Given data:
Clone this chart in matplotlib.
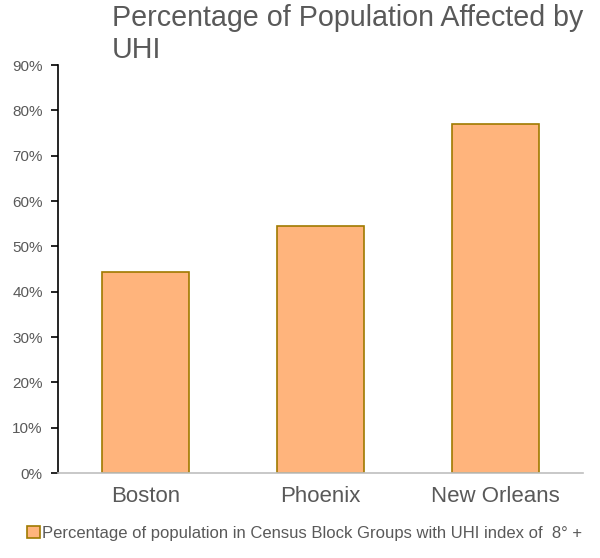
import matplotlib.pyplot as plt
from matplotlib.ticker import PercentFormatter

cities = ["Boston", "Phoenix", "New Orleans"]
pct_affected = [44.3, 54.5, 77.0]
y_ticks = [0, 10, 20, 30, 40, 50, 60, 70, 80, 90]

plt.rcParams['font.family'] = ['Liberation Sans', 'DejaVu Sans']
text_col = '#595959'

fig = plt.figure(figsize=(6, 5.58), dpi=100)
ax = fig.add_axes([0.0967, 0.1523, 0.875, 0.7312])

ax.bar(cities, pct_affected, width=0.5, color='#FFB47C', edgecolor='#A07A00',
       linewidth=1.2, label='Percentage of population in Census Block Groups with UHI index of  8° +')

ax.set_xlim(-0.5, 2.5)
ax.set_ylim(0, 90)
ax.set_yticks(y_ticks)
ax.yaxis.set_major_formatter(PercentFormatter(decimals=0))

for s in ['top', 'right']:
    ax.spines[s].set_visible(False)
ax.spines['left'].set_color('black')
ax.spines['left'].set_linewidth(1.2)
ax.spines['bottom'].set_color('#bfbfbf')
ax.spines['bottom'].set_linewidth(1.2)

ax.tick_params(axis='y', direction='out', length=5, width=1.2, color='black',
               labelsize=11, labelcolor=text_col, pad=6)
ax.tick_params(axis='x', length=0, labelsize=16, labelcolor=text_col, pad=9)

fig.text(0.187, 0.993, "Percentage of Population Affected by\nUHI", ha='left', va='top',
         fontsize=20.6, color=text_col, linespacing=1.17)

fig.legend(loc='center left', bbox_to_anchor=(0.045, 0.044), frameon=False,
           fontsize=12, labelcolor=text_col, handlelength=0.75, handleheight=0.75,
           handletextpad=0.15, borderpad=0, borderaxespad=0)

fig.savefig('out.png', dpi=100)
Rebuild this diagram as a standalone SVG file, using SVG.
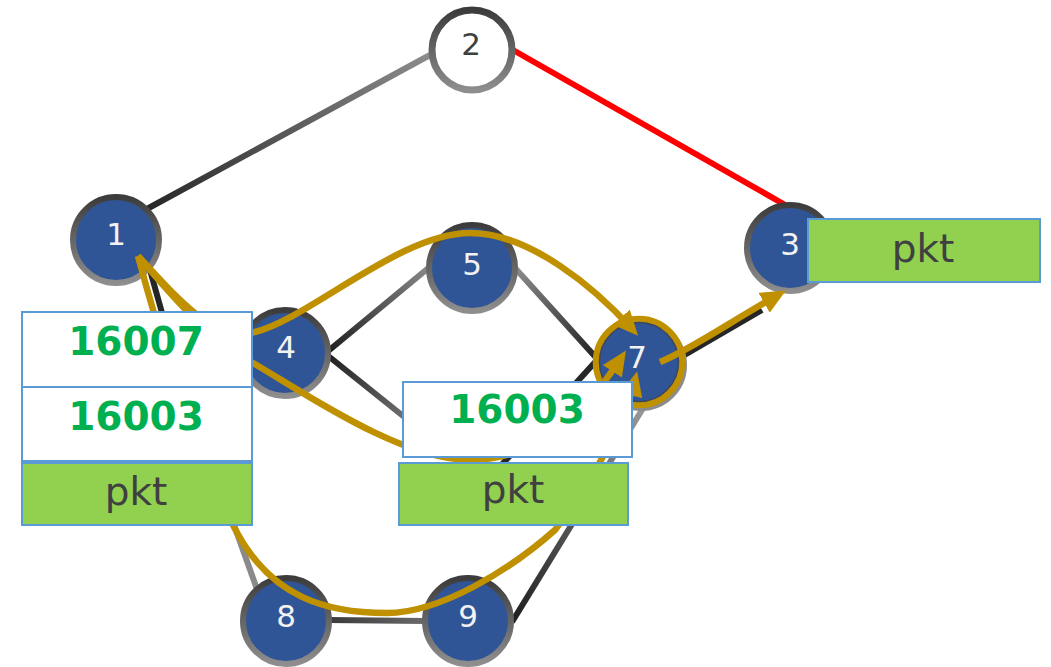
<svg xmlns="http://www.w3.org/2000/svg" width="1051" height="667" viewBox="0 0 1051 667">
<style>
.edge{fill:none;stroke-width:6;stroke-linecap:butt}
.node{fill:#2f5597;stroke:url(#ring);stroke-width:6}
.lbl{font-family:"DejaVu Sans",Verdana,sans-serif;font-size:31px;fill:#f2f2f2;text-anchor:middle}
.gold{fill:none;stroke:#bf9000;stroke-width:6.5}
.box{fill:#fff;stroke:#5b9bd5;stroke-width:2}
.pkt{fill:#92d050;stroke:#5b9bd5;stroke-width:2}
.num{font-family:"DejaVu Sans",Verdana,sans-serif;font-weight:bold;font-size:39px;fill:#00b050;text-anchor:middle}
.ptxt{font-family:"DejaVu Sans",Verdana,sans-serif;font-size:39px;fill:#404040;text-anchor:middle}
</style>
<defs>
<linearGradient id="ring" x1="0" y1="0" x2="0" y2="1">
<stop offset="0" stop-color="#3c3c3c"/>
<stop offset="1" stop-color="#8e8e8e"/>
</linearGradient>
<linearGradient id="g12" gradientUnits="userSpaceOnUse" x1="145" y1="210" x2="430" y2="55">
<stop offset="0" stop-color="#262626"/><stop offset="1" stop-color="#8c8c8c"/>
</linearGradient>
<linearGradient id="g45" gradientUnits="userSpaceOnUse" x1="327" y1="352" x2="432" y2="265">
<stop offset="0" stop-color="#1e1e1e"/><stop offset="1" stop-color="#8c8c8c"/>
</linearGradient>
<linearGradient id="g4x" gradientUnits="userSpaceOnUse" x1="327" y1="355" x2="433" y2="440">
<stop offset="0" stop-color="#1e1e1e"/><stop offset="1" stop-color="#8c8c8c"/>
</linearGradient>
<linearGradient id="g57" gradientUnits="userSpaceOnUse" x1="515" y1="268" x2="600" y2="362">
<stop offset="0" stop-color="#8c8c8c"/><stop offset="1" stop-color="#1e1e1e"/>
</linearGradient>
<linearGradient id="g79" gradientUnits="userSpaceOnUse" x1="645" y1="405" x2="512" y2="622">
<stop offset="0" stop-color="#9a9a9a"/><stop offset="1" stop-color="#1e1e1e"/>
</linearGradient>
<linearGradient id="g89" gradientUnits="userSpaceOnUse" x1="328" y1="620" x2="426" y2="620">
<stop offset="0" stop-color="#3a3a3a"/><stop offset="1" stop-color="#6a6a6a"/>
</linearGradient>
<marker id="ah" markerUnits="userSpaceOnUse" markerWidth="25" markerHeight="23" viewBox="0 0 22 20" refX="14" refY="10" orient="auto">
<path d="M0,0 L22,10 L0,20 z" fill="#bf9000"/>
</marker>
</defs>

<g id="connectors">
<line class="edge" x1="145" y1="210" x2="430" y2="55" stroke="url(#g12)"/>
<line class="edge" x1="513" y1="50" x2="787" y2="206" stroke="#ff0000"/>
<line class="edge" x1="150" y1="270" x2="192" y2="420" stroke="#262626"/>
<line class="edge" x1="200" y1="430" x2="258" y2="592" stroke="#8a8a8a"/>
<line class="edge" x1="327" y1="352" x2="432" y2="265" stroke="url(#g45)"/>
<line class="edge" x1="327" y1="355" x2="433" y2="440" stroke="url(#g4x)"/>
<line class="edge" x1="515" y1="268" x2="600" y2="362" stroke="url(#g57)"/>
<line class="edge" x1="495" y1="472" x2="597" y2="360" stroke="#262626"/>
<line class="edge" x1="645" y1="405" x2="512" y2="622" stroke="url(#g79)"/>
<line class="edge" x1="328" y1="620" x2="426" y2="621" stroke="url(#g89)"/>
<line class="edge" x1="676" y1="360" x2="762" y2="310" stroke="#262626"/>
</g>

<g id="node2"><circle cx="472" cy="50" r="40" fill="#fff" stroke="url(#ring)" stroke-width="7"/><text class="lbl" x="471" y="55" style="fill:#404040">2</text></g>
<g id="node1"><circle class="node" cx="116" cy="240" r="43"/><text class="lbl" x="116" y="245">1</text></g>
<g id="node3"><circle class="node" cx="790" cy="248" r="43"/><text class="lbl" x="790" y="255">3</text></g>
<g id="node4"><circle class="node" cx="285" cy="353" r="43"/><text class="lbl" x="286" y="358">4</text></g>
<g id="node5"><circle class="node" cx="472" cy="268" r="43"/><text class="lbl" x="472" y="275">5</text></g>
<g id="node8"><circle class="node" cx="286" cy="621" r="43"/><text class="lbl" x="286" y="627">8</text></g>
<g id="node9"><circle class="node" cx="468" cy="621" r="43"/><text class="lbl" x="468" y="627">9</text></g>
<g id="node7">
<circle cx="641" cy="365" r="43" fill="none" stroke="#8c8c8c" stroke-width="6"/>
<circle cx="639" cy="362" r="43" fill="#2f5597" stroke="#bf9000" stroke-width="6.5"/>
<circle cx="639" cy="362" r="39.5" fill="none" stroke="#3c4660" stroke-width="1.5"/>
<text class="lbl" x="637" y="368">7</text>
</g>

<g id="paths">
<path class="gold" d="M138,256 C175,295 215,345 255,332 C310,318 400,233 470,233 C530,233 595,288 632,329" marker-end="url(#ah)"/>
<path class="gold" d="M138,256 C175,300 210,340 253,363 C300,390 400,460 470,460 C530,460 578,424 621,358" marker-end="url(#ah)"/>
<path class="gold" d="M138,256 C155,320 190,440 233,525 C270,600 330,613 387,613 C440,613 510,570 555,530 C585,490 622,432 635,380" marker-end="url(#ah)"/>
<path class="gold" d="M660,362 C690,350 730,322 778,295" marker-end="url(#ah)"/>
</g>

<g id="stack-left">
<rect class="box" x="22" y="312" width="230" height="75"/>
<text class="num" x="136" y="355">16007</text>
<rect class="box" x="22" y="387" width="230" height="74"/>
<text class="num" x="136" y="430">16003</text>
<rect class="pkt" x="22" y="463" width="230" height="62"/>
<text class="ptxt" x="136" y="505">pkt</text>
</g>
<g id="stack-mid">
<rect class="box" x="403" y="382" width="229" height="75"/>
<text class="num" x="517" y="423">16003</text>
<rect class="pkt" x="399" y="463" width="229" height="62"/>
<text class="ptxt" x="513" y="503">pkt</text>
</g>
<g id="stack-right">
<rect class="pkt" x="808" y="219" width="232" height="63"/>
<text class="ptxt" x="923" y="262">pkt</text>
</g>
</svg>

Required task: From the first line of the material down to the line containing "labelsize=16, labelcolor=text_col, pad=9)", inclusive, return each line exactly, skipping any picture.

Response for this exercise:
Clone this chart in matplotlib.
import matplotlib.pyplot as plt
from matplotlib.ticker import PercentFormatter

cities = ["Boston", "Phoenix", "New Orleans"]
pct_affected = [44.3, 54.5, 77.0]
y_ticks = [0, 10, 20, 30, 40, 50, 60, 70, 80, 90]

plt.rcParams['font.family'] = ['Liberation Sans', 'DejaVu Sans']
text_col = '#595959'

fig = plt.figure(figsize=(6, 5.58), dpi=100)
ax = fig.add_axes([0.0967, 0.1523, 0.875, 0.7312])

ax.bar(cities, pct_affected, width=0.5, color='#FFB47C', edgecolor='#A07A00',
       linewidth=1.2, label='Percentage of population in Census Block Groups with UHI index of  8° +')

ax.set_xlim(-0.5, 2.5)
ax.set_ylim(0, 90)
ax.set_yticks(y_ticks)
ax.yaxis.set_major_formatter(PercentFormatter(decimals=0))

for s in ['top', 'right']:
    ax.spines[s].set_visible(False)
ax.spines['left'].set_color('black')
ax.spines['left'].set_linewidth(1.2)
ax.spines['bottom'].set_color('#bfbfbf')
ax.spines['bottom'].set_linewidth(1.2)

ax.tick_params(axis='y', direction='out', length=5, width=1.2, color='black',
               labelsize=11, labelcolor=text_col, pad=6)
ax.tick_params(axis='x', length=0, labelsize=16, labelcolor=text_col, pad=9)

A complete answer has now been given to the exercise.